DOT (Dense Optical Tracking) (Moing et al., 2023) exemplifies efficient, dense spatial-temporal video connecting by propagating sparse, reliable point tracks throughout the video, then inferring the full dense flow and occlusion mask with a learnable RAFT-variant network. This achieves near real-time, per-pixel resolution tracking “connecting the dots” with explicit, learnable handling of occlusions.
7. Open Challenges and Research Directions
Despite advances, the video connecting task presents persistent challenges:
- Intermediate segment generation remains difficult in cross-scene scenarios, with perceptual and temporal artifacts still prominent in benchmarks (Yin et al., 27 Jan 2026).

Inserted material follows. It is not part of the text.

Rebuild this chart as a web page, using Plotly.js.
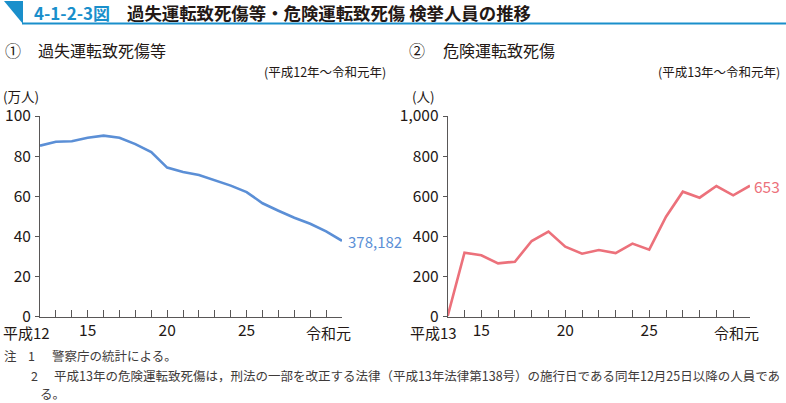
<!DOCTYPE html>
<html>
<head>
<meta charset="utf-8">
<script src="https://cdn.plot.ly/plotly-3.0.1.min.js"></script>
<style>html,body{margin:0;padding:0;background:#fff;}#chart{width:786px;height:403px;}</style>
</head>
<body>
<div id="chart"></div>
<script>
// ---- data ----
const years1 = [12,13,14,15,16,17,18,19,20,21,22,23,24,25,26,27,28,29,30,31];
const negligent = [85.2,87.2,87.4,89.2,90.2,89.2,86.0,82.0,74.3,72.1,70.6,68.1,65.3,62.1,56.5,52.8,49.3,46.3,42.5,37.8182];
const xLabels1 = ['','','','15','','','','','20','','','','','25','','','','','',''];
const xEnd1 = [12,31];
const xEndLabels1 = ['平成12','令和元'];
const endLabel1 = '378,182';

const years2 = [13,14,15,16,17,18,19,20,21,22,23,24,25,26,27,28,29,30,31];
const dangerous = [4,319,306,266,274,377,424,349,314,332,317,364,334,498,623,593,651,605,653];
const xLabels2 = ['','','15','','','','','20','','','','','25','','','','','',''];
const xEnd2 = [13,31];
const xEndLabels2 = ['平成13','令和元'];
const endLabel2 = '653';

// ---- helpers ----
const W = 786, H = 403;
const px = x => x / W;
const py = y => 1 - y / H;
const FONT = '"Noto Sans CJK JP", "Noto Sans", sans-serif';
const TXT = '#231815';
const AX = '#595757';
const BLUE = '#5b8fd6';
const RED = '#ec717b';
const HEAD = '#1a8fcb';
const NOTE = '#3e3a39';
const TICK = 15.5;

const yDom = [py(316.7), py(116)];

const traces = [
  {x: years1, y: negligent, xaxis: 'x', yaxis: 'y', type: 'scatter', mode: 'lines',
   line: {color: BLUE, width: 2.6}, hoverinfo: 'skip', showlegend: false},
  {x: years2, y: dangerous, xaxis: 'x2', yaxis: 'y2', type: 'scatter', mode: 'lines',
   line: {color: RED, width: 2.6}, hoverinfo: 'skip', showlegend: false}
];

const tickFont = {family: FONT, size: TICK, color: TXT};
const baseX = {
  tickmode: 'array', ticks: 'inside', ticklen: 7, tickwidth: 1, tickcolor: AX,
  showline: true, linecolor: AX, linewidth: 1, showgrid: false, zeroline: false,
  tickfont: tickFont, fixedrange: true, ticklabelstandoff: 0
};
const baseY = {
  ticks: 'outside', ticklen: 4, tickwidth: 1, tickcolor: AX,
  showline: true, linecolor: AX, linewidth: 1, showgrid: false, zeroline: false,
  tickfont: tickFont, fixedrange: true, domain: yDom, ticklabelstandoff: 1
};

function ann(text, x, y, size, opts) {
  return Object.assign({
    text: text, xref: 'paper', yref: 'paper', x: px(x), y: py(y),
    xanchor: 'left', yanchor: 'middle', showarrow: false,
    font: {family: FONT, size: size, color: TXT}
  }, opts || {});
}
function note(text, x, y) {
  return ann(text, x, y, 12.5, {font: {family: FONT, size: 12.5, color: NOTE}});
}
function endTick(text, xref, xv) {
  return {text: text, xref: xref, yref: 'paper', x: xv, y: py(332),
    xanchor: 'center', yanchor: 'middle', xshift: -14, showarrow: false, borderpad: 0,
    font: {family: FONT, size: 15, color: TXT}};
}

const annotations = [
  ann('4-1-2-3図', 32, 13, 17, {font: {family: FONT, size: 17, color: HEAD, weight: 'bold'}}),
  ann('過失運転致死傷等・危険運転致死傷 検挙人員の推移', 125, 13, 17.4, {font: {family: FONT, size: 17.4, color: TXT, weight: 'bold'}}),
  ann('①', 3, 50, 16),
  ann('過失運転致死傷等', 36, 50, 16),
  ann('②', 407, 50, 16),
  ann('危険運転致死傷', 441, 50, 16),
  ann('(平成12年～令和元年)', 388, 71, 12.5, {xanchor: 'right'}),
  ann('(平成13年～令和元年)', 782, 71, 12.5, {xanchor: 'right'}),
  ann('(万人)', 2, 96, 13.5, {borderpad: 0}),
  ann('(人)', 411, 96, 13.5, {borderpad: 0}),
  endTick(xEndLabels1[0], 'x', xEnd1[0]),
  endTick(xEndLabels1[1], 'x', xEnd1[1]),
  endTick(xEndLabels2[0], 'x2', xEnd2[0]),
  endTick(xEndLabels2[1], 'x2', xEnd2[1]),
  {text: endLabel1, xref: 'x', yref: 'y', x: 31, y: negligent[negligent.length - 1],
   xanchor: 'left', yanchor: 'middle', xshift: 4, yshift: -1, showarrow: false,
   font: {family: FONT, size: 15, color: BLUE}},
  {text: endLabel2, xref: 'x2', yref: 'y2', x: 31, y: dangerous[dangerous.length - 1],
   xanchor: 'left', yanchor: 'middle', xshift: 2, showarrow: false,
   font: {family: FONT, size: 15.5, color: RED}},
  note('注', 2, 355),
  note('1', 26, 355),
  note('警察庁の統計による。', 50, 355),
  note('2', 29, 375),
  note('平成13年の危険運転致死傷は，刑法の一部を改正する法律（平成13年法律第138号）の施行日である同年12月25日以降の人員であ', 52, 375),
  note('る。', 38, 393)
];

const shapes = [
  {type: 'path', xref: 'paper', yref: 'paper',
   path: `M ${px(4)} ${py(1)} L ${px(23)} ${py(1)} L ${px(23)} ${py(24)} Z`,
   fillcolor: HEAD, line: {width: 0}},
  {type: 'line', xref: 'paper', yref: 'paper', x0: px(22), x1: px(786), y0: py(23.5), y1: py(23.5),
   line: {color: HEAD, width: 2}}
];

const layout = {
  width: W, height: H,
  margin: {l: 0, r: 0, t: 0, b: 0, pad: 0},
  paper_bgcolor: '#ffffff', plot_bgcolor: 'rgba(0,0,0,0)',
  showlegend: false,
  font: {family: FONT, color: TXT},
  xaxis: Object.assign({}, baseX, {domain: [px(40), px(342)], range: [12, 31], anchor: 'y',
    tickvals: years1, ticktext: xLabels1}),
  yaxis: Object.assign({}, baseY, {range: [0, 100], anchor: 'x', tickvals: [0,20,40,60,80,100]}),
  xaxis2: Object.assign({}, baseX, {domain: [px(447.7), px(750)], range: [13, 31], anchor: 'y2',
    tickvals: years2, ticktext: xLabels2}),
  yaxis2: Object.assign({}, baseY, {range: [0, 1000], anchor: 'x2', tickvals: [0,200,400,600,800,1000],
    tickformat: ',d'}),
  annotations: annotations,
  shapes: shapes
};

Plotly.newPlot('chart', traces, layout, {staticPlot: true, displayModeBar: false});
</script>
</body>
</html>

- Real-time systems must balance latency, synchronization, and quality, particularly in constrained or heterogeneous environments (Zhao et al., 2022Jia et al., 2015).
- Cross-modal representation alignment (audio, vision, text) depends heavily on robust prompt engineering and embedding space coherence (Lee et al., 6 Jun 2025Jiang et al., 2024).
- Structural connections (e.g. flow, depth, camera) require careful multi-task constraint design for self-supervision (Chen et al., 2019).
- Comprehensive benchmarks such as VC-Bench (Yin et al., 27 Jan 2026) are now spurring the development and objective evaluation of new methods across diverse real-world scenarios.
In summary, video connecting is a multi-faceted area that integrates video synthesis, alignment, fusion, and interaction, underpinned by both generative and analytic models, and formalized by emerging benchmarks and multi-dimensional evaluation protocols. It continues to evolve as a central challenge at the intersection of computer vision, graphics, and multimodal machine learning.